Leaving out the pictures, retype the lines from the beginning of the listing through the line containing "0.45, 0.45, 0.45, 0.45, 0.45, 0.45, 0.45, 0.4, 0.25, 0.15]".

=== Recorded data ===

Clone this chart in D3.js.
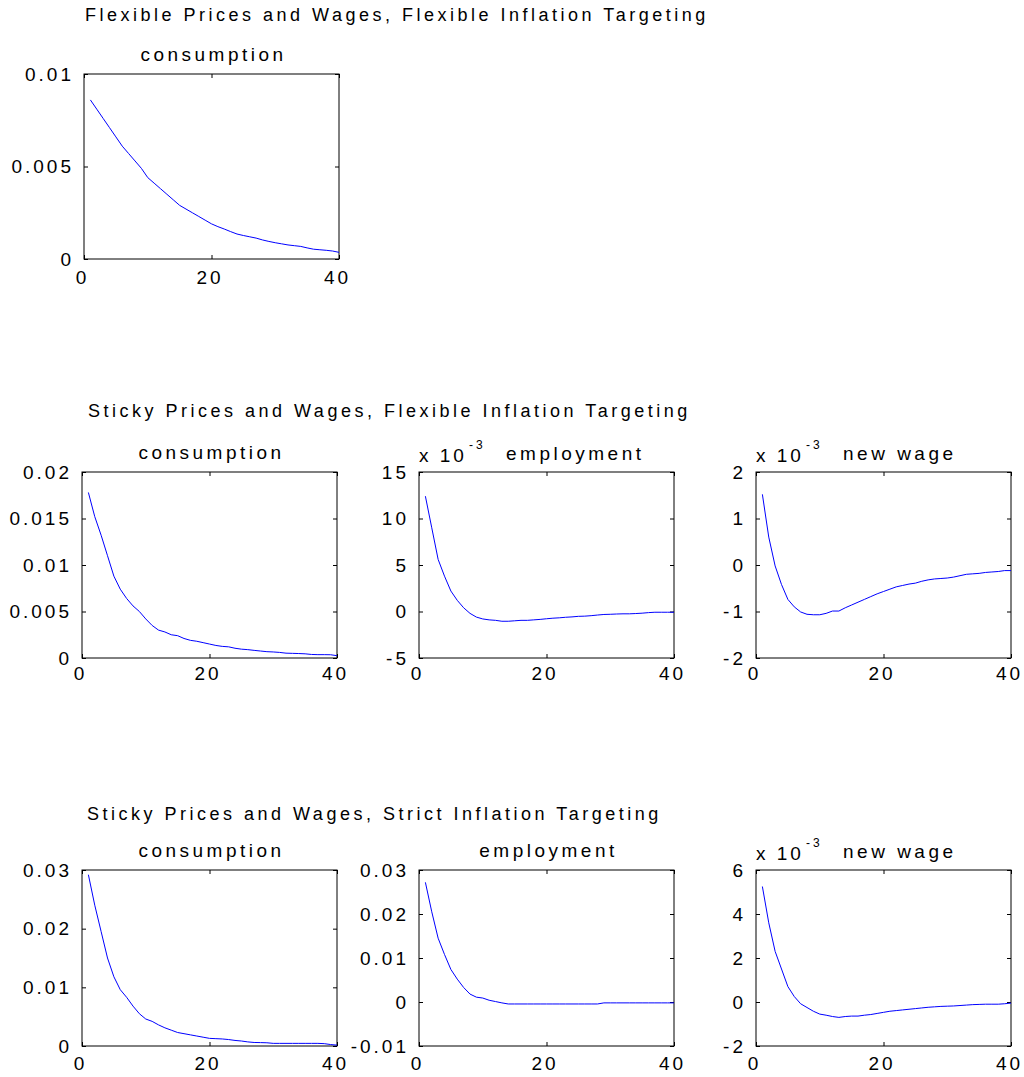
<!DOCTYPE html>
<html>
<head>
<meta charset="utf-8">
<script src="https://cdn.jsdelivr.net/npm/d3@7"></script>
<style>
body { margin: 0; background: #fff; }
text { font-family: "Liberation Sans", Arial, sans-serif; fill: #000; }
</style>
</head>
<body>
<div class="holder"></div>
<script>
// all series in units of 1e-3, periods 1..40
var flexConsumption = [8.6, 8.1, 7.6, 7.1, 6.6, 6.1, 5.7, 5.3, 4.9, 4.4,
    4.1, 3.8, 3.5, 3.2, 2.9, 2.7, 2.5, 2.3, 2.1, 1.9,
    1.75, 1.62, 1.48, 1.35, 1.27, 1.2, 1.13, 1.03, 0.95, 0.88,
    0.82, 0.76, 0.72, 0.68, 0.6, 0.53, 0.5, 0.47, 0.43, 0.36]

var stickyConsumption = [17.8, 15.2, 13.2, 11.0, 8.8, 7.4, 6.4, 5.6, 5.0, 4.2,
    3.5, 3.0, 2.8, 2.5, 2.4, 2.1, 1.9, 1.8, 1.65, 1.5,
    1.35, 1.25, 1.2, 1.05, 0.95, 0.9, 0.82, 0.75, 0.68, 0.65,
    0.6, 0.52, 0.5, 0.48, 0.45, 0.38, 0.36, 0.36, 0.35, 0.25]

var stickyEmployment = [12.4, 9.0, 5.6, 3.8, 2.2, 1.2, 0.4, -0.2, -0.6, -0.8,
    -0.9, -0.95, -1.05, -1.05, -1.0, -0.95, -0.95, -0.9, -0.85, -0.78,
    -0.72, -0.68, -0.62, -0.58, -0.52, -0.5, -0.45, -0.38, -0.32, -0.3,
    -0.27, -0.25, -0.25, -0.22, -0.18, -0.12, -0.08, -0.08, -0.08, -0.08]

var stickyWage = [1.52, 0.6, -0.02, -0.42, -0.74, -0.9, -1.01, -1.06, -1.07, -1.07,
    -1.04, -0.99, -0.99, -0.92, -0.86, -0.8, -0.74, -0.68, -0.62, -0.57,
    -0.52, -0.47, -0.44, -0.41, -0.39, -0.35, -0.32, -0.3, -0.29, -0.28,
    -0.26, -0.23, -0.2, -0.19, -0.18, -0.16, -0.15, -0.14, -0.12, -0.12]

var strictConsumption = [29.2, 24.0, 19.5, 15.0, 11.8, 9.6, 8.3, 6.8, 5.5, 4.6,
    4.2, 3.6, 3.1, 2.7, 2.3, 2.1, 1.9, 1.7, 1.5, 1.3,
    1.25, 1.2, 1.1, 0.95, 0.85, 0.7, 0.6, 0.58, 0.55, 0.45,
    0.45, 0.45, 0.45, 0.45, 0.45, 0.45, 0.45, 0.4, 0.25, 0.15]

var strictEmployment = [27.2, 20.5, 14.5, 10.8, 7.4, 5.2, 3.3, 1.8, 1.1, 0.9,
    0.4, 0.1, -0.2, -0.45, -0.45, -0.45, -0.45, -0.45, -0.45, -0.45,
    -0.45, -0.45, -0.45, -0.45, -0.45, -0.45, -0.45, -0.45, -0.2, -0.2,
    -0.2, -0.2, -0.2, -0.2, -0.2, -0.2, -0.2, -0.2, -0.2, -0.2]

var strictWage = [5.25, 3.6, 2.3, 1.5, 0.7, 0.25, -0.08, -0.25, -0.42, -0.55,
    -0.6, -0.66, -0.7, -0.66, -0.64, -0.64, -0.6, -0.57, -0.52, -0.47,
    -0.42, -0.39, -0.36, -0.33, -0.3, -0.27, -0.24, -0.22, -0.2, -0.19,
    -0.18, -0.16, -0.14, -0.12, -0.11, -0.1, -0.1, -0.1, -0.08, -0.05]

var xTicks = [0, 20, 40]
var xTickLabels = ["0", "20", "40"]

var flexConsTicks = [0, 5, 10]
var flexConsLabels = ["0", "0.005", "0.01"]
var stickyConsTicks = [0, 5, 10, 15, 20]
var stickyConsLabels = ["0", "0.005", "0.01", "0.015", "0.02"]
var stickyEmpTicks = [-5, 0, 5, 10, 15]
var stickyEmpLabels = ["-5", "0", "5", "10", "15"]
var stickyWageTicks = [-2, -1, 0, 1, 2]
var stickyWageLabels = ["-2", "-1", "0", "1", "2"]
var strictConsTicks = [0, 10, 20, 30]
var strictConsLabels = ["0", "0.01", "0.02", "0.03"]
var strictEmpTicks = [-10, 0, 10, 20, 30]
var strictEmpLabels = ["-0.01", "0", "0.01", "0.02", "0.03"]
var strictWageTicks = [-2, 0, 2, 4, 6]
var strictWageLabels = ["-2", "0", "2", "4", "6"]

var rowTitles = [
    "Flexible Prices and Wages, Flexible Inflation Targeting",
    "Sticky Prices and Wages, Flexible Inflation Targeting",
    "Sticky Prices and Wages, Strict Inflation Targeting"
]

var width = 1024,
    height = 1077,
    ls = 3   // letter spacing of tick labels
var cols = [82, 419, 756]

var svg = d3.select(".holder").append("svg")
    .attr("width", width)
    .attr("height", height)

// row supertitles
var rowTitlePos = [[85, 21], [88, 417], [87, 820]]
rowTitles.forEach(function(t, i) {
    svg.append("text")
        .attr("x", rowTitlePos[i][0])
        .attr("y", rowTitlePos[i][1])
        .style("font-size", "18px")
        .style("letter-spacing", "3.5px")
        .text(t)
})

var panels = [
    {x: 84, y: 74, h: 185, pad: 12, title: "consumption", data: flexConsumption, ticks: flexConsTicks, labels: flexConsLabels},
    {x: cols[0], y: 472, h: 186, pad: 9, title: "consumption", data: stickyConsumption, ticks: stickyConsTicks, labels: stickyConsLabels},
    {x: cols[1], y: 472, h: 186, pad: 9, title: "employment", data: stickyEmployment, ticks: stickyEmpTicks, labels: stickyEmpLabels, exp: true},
    {x: cols[2], y: 472, h: 186, pad: 9, title: "new wage", data: stickyWage, ticks: stickyWageTicks, labels: stickyWageLabels, exp: true},
    {x: cols[0], y: 870, h: 176, pad: 11, title: "consumption", data: strictConsumption, ticks: strictConsTicks, labels: strictConsLabels},
    {x: cols[1], y: 870, h: 176, pad: 11, title: "employment", data: strictEmployment, ticks: strictEmpTicks, labels: strictEmpLabels},
    {x: cols[2], y: 870, h: 176, pad: 11, title: "new wage", data: strictWage, ticks: strictWageTicks, labels: strictWageLabels, exp: true}
]

var w = 255

panels.forEach(function(p) {
    var g = svg.append("g").attr("transform", "translate(" + p.x + "," + p.y + ")")

    var x = d3.scaleLinear().domain([0, 40]).range([0, w])
    var y = d3.scaleLinear().domain([p.ticks[0], p.ticks[p.ticks.length - 1]]).range([p.h, 0])

    // inward ticks on all four sides, like matlab
    var bottom = g.append("g").attr("transform", "translate(0," + p.h + ")")
        .call(d3.axisBottom(x).tickValues(xTicks).tickSize(-4).tickSizeOuter(0).tickPadding(p.pad)
            .tickFormat(function(d, i) { return xTickLabels[i] }))
    g.append("g")
        .call(d3.axisTop(x).tickValues(xTicks).tickSize(-4).tickSizeOuter(0).tickFormat(""))
    g.append("g")
        .call(d3.axisLeft(y).tickValues(p.ticks).tickSize(-4).tickSizeOuter(0).tickPadding(10)
            .tickFormat(function(d, i) { return p.labels[i] }))
    g.append("g").attr("transform", "translate(" + w + ",0)")
        .call(d3.axisRight(y).tickValues(p.ticks).tickSize(-4).tickSizeOuter(0).tickFormat(""))

    g.selectAll(".domain").remove()
    g.selectAll(".tick line").attr("stroke", "#000")
    g.selectAll(".tick text")
        .attr("fill", "#000")
        .style("font-family", '"Liberation Sans", Arial, sans-serif')
        .style("font-size", "19px")
        .style("letter-spacing", ls + "px")
    bottom.selectAll(".tick text").attr("dx", -2)

    g.append("rect")
        .attr("width", w)
        .attr("height", p.h)
        .attr("fill", "none")
        .attr("stroke", "#000")
        .attr("stroke-width", 1)

    var line = d3.line()
        .x(function(d, i) { return x(i + 1) })
        .y(function(d) { return y(d) })

    g.append("path")
        .datum(p.data)
        .attr("d", line)
        .attr("fill", "none")
        .attr("stroke", "#0000ff")
        .attr("stroke-width", 1)

    if (p.exp) {
        var e = g.append("text")
            .attr("x", 0)
            .attr("y", -10)
            .style("font-size", "19px")
            .style("letter-spacing", "3px")
        e.append("tspan").text("x 10")
        e.append("tspan")
            .attr("dx", 2)
            .attr("dy", -13)
            .style("font-size", "12px")
            .text("-3")
        g.append("text")
            .attr("x", 87)
            .attr("y", -12)
            .style("font-size", "19px")
            .style("letter-spacing", "3.5px")
            .text(p.title)
    } else {
        g.append("text")
            .attr("x", w / 2 + 2)
            .attr("y", -13)
            .attr("text-anchor", "middle")
            .style("font-size", "19px")
            .style("letter-spacing", "3.5px")
            .text(p.title)
    }
})
</script>
</body>
</html>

===

Solution for this exercise:
Clone this chart in D3.js.
<!DOCTYPE html>
<html>
<head>
<meta charset="utf-8">
<script src="https://cdn.jsdelivr.net/npm/d3@7"></script>
<style>
body { margin: 0; background: #fff; }
text { font-family: "Liberation Sans", Arial, sans-serif; fill: #000; }
</style>
</head>
<body>
<div class="holder"></div>
<script>
// all series in units of 1e-3, periods 1..40
var flexConsumption = [8.6, 8.1, 7.6, 7.1, 6.6, 6.1, 5.7, 5.3, 4.9, 4.4,
    4.1, 3.8, 3.5, 3.2, 2.9, 2.7, 2.5, 2.3, 2.1, 1.9,
    1.75, 1.62, 1.48, 1.35, 1.27, 1.2, 1.13, 1.03, 0.95, 0.88,
    0.82, 0.76, 0.72, 0.68, 0.6, 0.53, 0.5, 0.47, 0.43, 0.36]

var stickyConsumption = [17.8, 15.2, 13.2, 11.0, 8.8, 7.4, 6.4, 5.6, 5.0, 4.2,
    3.5, 3.0, 2.8, 2.5, 2.4, 2.1, 1.9, 1.8, 1.65, 1.5,
    1.35, 1.25, 1.2, 1.05, 0.95, 0.9, 0.82, 0.75, 0.68, 0.65,
    0.6, 0.52, 0.5, 0.48, 0.45, 0.38, 0.36, 0.36, 0.35, 0.25]

var stickyEmployment = [12.4, 9.0, 5.6, 3.8, 2.2, 1.2, 0.4, -0.2, -0.6, -0.8,
    -0.9, -0.95, -1.05, -1.05, -1.0, -0.95, -0.95, -0.9, -0.85, -0.78,
    -0.72, -0.68, -0.62, -0.58, -0.52, -0.5, -0.45, -0.38, -0.32, -0.3,
    -0.27, -0.25, -0.25, -0.22, -0.18, -0.12, -0.08, -0.08, -0.08, -0.08]

var stickyWage = [1.52, 0.6, -0.02, -0.42, -0.74, -0.9, -1.01, -1.06, -1.07, -1.07,
    -1.04, -0.99, -0.99, -0.92, -0.86, -0.8, -0.74, -0.68, -0.62, -0.57,
    -0.52, -0.47, -0.44, -0.41, -0.39, -0.35, -0.32, -0.3, -0.29, -0.28,
    -0.26, -0.23, -0.2, -0.19, -0.18, -0.16, -0.15, -0.14, -0.12, -0.12]

var strictConsumption = [29.2, 24.0, 19.5, 15.0, 11.8, 9.6, 8.3, 6.8, 5.5, 4.6,
    4.2, 3.6, 3.1, 2.7, 2.3, 2.1, 1.9, 1.7, 1.5, 1.3,
    1.25, 1.2, 1.1, 0.95, 0.85, 0.7, 0.6, 0.58, 0.55, 0.45,
    0.45, 0.45, 0.45, 0.45, 0.45, 0.45, 0.45, 0.4, 0.25, 0.15]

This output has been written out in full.